/ 18 December 1998

Border farmers anxious as EO packs up

Peter Dickson

They come over the mountains from Lesotho on skis every full moon, invisible in their snowsuits, lethal with their AK-47s. In experienced bands of five, on a good night in the virtually perennial snow that erases their trail in seconds, they will drive off at least 100 head of livestock.

For a time this year, thanks to only two members of one of the world’s most feared private armies, each paid R12 000 a month, the snowmen stayed at home and, in time, moved elsewhere.

But now the men from Executive Outcomes are packing up to leave and, on New Year’s day, will have left the isolated farmers of Maclear, Lunsdean’s Nek and Moshesh’s Ford to fend for themselves against the ski-bound marauders from Lesotho.

Before Executive Outcomes’s farm protection outfit was collectively hired, these farmers would illegally head over the inadequately policed border themselves to track down their stolen sheep.

But this is a hard land riddled with steep mountains, and many semi-frozen animals, even if found, would have to be put down because of their exhausting ordeal.

Now the farmers may not be so keen after this week’s border disaster in which three men in a 25-strong Mount Fletcher cross-border recovery party died in a hail of semi-automatic rifle fire on entering Lesotho.

That area, far to the east of Executive Outcomes’s protective boundary, is no stranger to stocktheft and its accompanying violence.

Only two years ago, hundreds of blanket-clad Basotho poured over the hills, plundering, burning and looting. Police say 15 Transkei villagers in the Matatiele district died and those Basotho raiders who were captured, as eventually revealed in court, were killed in cold blood by frustrated police.

Last year police in the Mount Fletcher area must have thought they had been time-warped back into the 19th-century when an intercepted Basotho raiding party on horseback turned and swept towards them in a line like the great cavalry charges of old, oblivious to the daunting modern odds of helicopters and automatice gunfire.

As even the once-mighty South African National Defence Force learned in October, Lesotho is no easy pushover.

Executive Outcomes has made a tidy packet from the 15 farmers of Moshesh’s Ford, Lunsdean’s Nek and Maclear who hired them over the past nine months to achieve what they gratefully called an “unbelievable difference” after giving up on earlier efforts with San border war veterans.

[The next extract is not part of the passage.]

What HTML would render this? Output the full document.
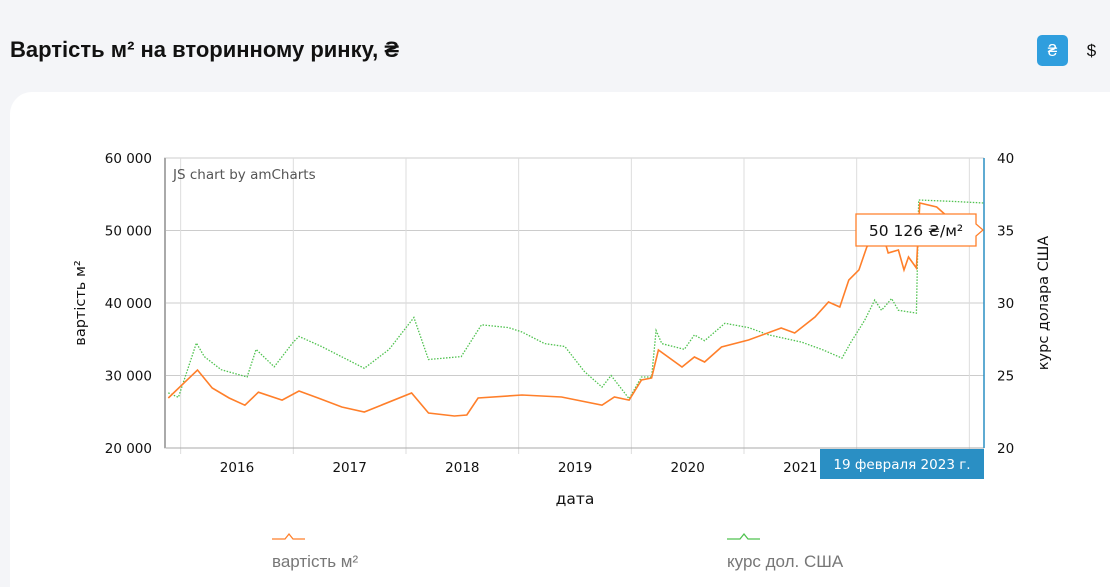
<!DOCTYPE html>
<html><head><meta charset="utf-8"><style>
html,body{margin:0;width:1110px;height:587px;overflow:hidden}
body{background:#f4f5f8;font-family:"Liberation Sans",sans-serif;position:relative}
.title{position:absolute;left:10px;top:37px;font-size:22px;font-weight:bold;color:#111}
.btn{position:absolute;top:35px;width:31px;height:31px;border-radius:5px;text-align:center;line-height:31px;font-size:17px}
.card{position:absolute;left:10px;top:92px;width:1100px;height:495px;background:#fff;border-radius:22px 0 0 0}
svg{position:absolute;left:0;top:0;font-family:"DejaVu Sans",sans-serif}
</style></head><body>
<div class="title">Вартість м² на вторинному ринку, ₴</div>
<div class="btn" style="left:1037px;background:#2f9ede;color:#fff">₴</div>
<div class="btn" style="left:1076px;color:#111">$</div>
<div class="card"></div>
<svg id="chart" width="1110" height="587"></svg>
<script>
const yearTicks=[2016,2017,2018,2019,2020,2021,2022,2023];
const yearLabels=["2016","2017","2018","2019","2020","2021"];
const leftTicks=[20000,30000,40000,50000,60000];
const rightTicks=[20,25,30,35,40];
const priceDates=[2015.89,2016.15,2016.28,2016.43,2016.57,2016.69,2016.90,2017.05,2017.22,2017.43,2017.63,2017.78,2018.05,2018.20,2018.43,2018.54,2018.64,2019.03,2019.38,2019.74,2019.85,2019.98,2020.09,2020.18,2020.24,2020.45,2020.56,2020.65,2020.80,2021.04,2021.33,2021.45,2021.63,2021.75,2021.85,2021.93,2022.02,2022.09,2022.22,2022.28,2022.37,2022.42,2022.46,2022.53,2022.56,2022.71,2022.87,2023.11];
const priceValues=[26900,30760,28280,26900,25900,27700,26600,27860,26900,25660,24970,25900,27590,24830,24410,24550,26900,27310,27030,25900,27030,26600,29380,29650,33520,31170,32550,31860,33930,34900,36550,35860,38070,40140,39450,43170,44550,47720,50070,46900,47310,44550,46340,44830,53790,53240,51030,50070];
const usdDates=[2015.89,2015.98,2016.14,2016.21,2016.36,2016.59,2016.67,2016.83,2017.0,2017.05,2017.25,2017.63,2017.85,2018.07,2018.20,2018.49,2018.67,2018.91,2019.03,2019.23,2019.41,2019.58,2019.74,2019.82,2019.98,2020.09,2020.18,2020.22,2020.27,2020.47,2020.56,2020.65,2020.83,2021.04,2021.22,2021.51,2021.69,2021.87,2021.95,2022.07,2022.16,2022.22,2022.31,2022.37,2022.53,2022.55,2022.87,2023.13];
const usdValues=[23.8,23.5,27.24,26.3,25.4,24.9,26.8,25.6,27.3,27.7,27.0,25.5,26.8,29.0,26.1,26.3,28.5,28.3,28.0,27.2,27.0,25.3,24.2,25.0,23.4,24.9,24.9,28.1,27.2,26.8,27.8,27.4,28.6,28.3,27.8,27.3,26.8,26.2,27.3,28.8,30.2,29.5,30.3,29.5,29.3,37.1,37.0,36.9];
const L=166,R=984,T=158,B=448,D0=2015.87,D1=2023.13;
const X=d=>L+(d-D0)/(D1-D0)*(R-L);
const YL=v=>B-(v-20000)/40000*(B-T);
const YR=v=>B-(v-20)/20*(B-T);
const svg=document.getElementById('chart');const NS='http://www.w3.org/2000/svg';
function el(tag,attrs,txt){const e=document.createElementNS(NS,tag);for(const k in attrs)e.setAttribute(k,attrs[k]);if(txt!==undefined)e.textContent=txt;svg.appendChild(e);return e;}
const fmt=v=>String(v).replace(/\B(?=(\d{3})+(?!\d))/g,' ');
leftTicks.forEach(v=>{
 const g=el('line',{x1:L-2,x2:R,y1:YL(v),y2:YL(v),stroke:'#ccc'});
 
 const t=el('text',{x:152,y:YL(v)+5,'text-anchor':'end','font-size':13.5,fill:'#111'},fmt(v));
 
});
rightTicks.forEach(v=>{
 const t=el('text',{x:997,y:YR(v)+5,'font-size':13.5,fill:'#111'},String(v));
 
});
yearTicks.forEach(d=>{
 const g=el('line',{x1:X(d),x2:X(d),y1:T,y2:B+6,stroke:'#ddd'});
 
});
yearLabels.forEach(s=>{
 const t=el('text',{x:X(+s+0.5),y:472,'text-anchor':'middle','font-size':13.5,fill:'#111'},s);
 
});
const ax=el('line',{x1:L-1,x2:L-1,y1:T,y2:B,stroke:'#aaa','stroke-width':2});

const bx=el('line',{x1:L,x2:R,y1:B,y2:B,stroke:'#aaa'});

const cr=el('text',{x:173,y:179,'font-size':13.5,fill:'#555'},'JS chart by amCharts');

function linePath(ds,vs,Y){return ds.map((d,i)=>(i?'L':'M')+X(d).toFixed(1)+','+Y(vs[i]).toFixed(1)).join(' ');}
const gl=el('path',{d:linePath(usdDates,usdValues,YR),fill:'none',stroke:'#4fc24f','stroke-width':1.3,'stroke-dasharray':'1.5,1.5'});

const ol=el('path',{d:linePath(priceDates,priceValues,YL),fill:'none',stroke:'#ff7f2a','stroke-width':1.6});

const cur=el('line',{x1:R,x2:R,y1:T,y2:B,stroke:'#2a8fc4','stroke-width':1.5});

const tb=el('path',{d:'M856,214 H976 V224 L983,230 L976,236 V246 H856 Z',fill:'#fff',stroke:'#ff7f2a','stroke-width':1.3});

const tt=el('text',{x:916,y:236,'text-anchor':'middle','font-size':15.5,fill:'#111'},'50 126 ₴/м²');

const cb=el('rect',{x:820,y:449,width:164,height:30,fill:'#2a8fc4'});

const ct=el('text',{x:902,y:469,'text-anchor':'middle','font-size':13.5,fill:'#fff'},'19 февраля 2023 г.');

const yl=el('text',{transform:'translate(85,303) rotate(-90)','text-anchor':'middle','font-size':14.5,fill:'#111'},'вартість м²');

const yr=el('text',{transform:'translate(1048,303) rotate(-90)','text-anchor':'middle','font-size':14.5,fill:'#111'},'курс долара США');

const xl=el('text',{x:575,y:504,'text-anchor':'middle','font-size':15.5,fill:'#111'},'дата');

const lo=el('path',{d:'M272,539 H285 L289,534 L293,539 H305',fill:'none',stroke:'#ff7f2a','stroke-width':1.3});

const lot=el('text',{x:272,y:567,'font-size':17,fill:'#777','font-family':'Liberation Sans, sans-serif'},'вартість м²');

const lg=el('path',{d:'M727,539 H740 L744,534 L748,539 H760',fill:'none',stroke:'#4fc24f','stroke-width':1.3});

const lgt=el('text',{x:727,y:567,'font-size':17,fill:'#777','font-family':'Liberation Sans, sans-serif'},'курс дол. США');

</script>
</body></html>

>From January 1, however, it’s back to silent nights of anxiety in an area of primitive communications and roads, economically depressed and too rough and remote for ready response.

Asked for his thoughts on the future of his worried clients, Executive Outcomes director Nico Palm said brusquely this week: “This is a matter between the company and the client. It has nothing to do with the press.”

It is not an answer that pleases his cash-strapped clients. Said one angry local farmer: “I feel like I’ve been robbed – twice.”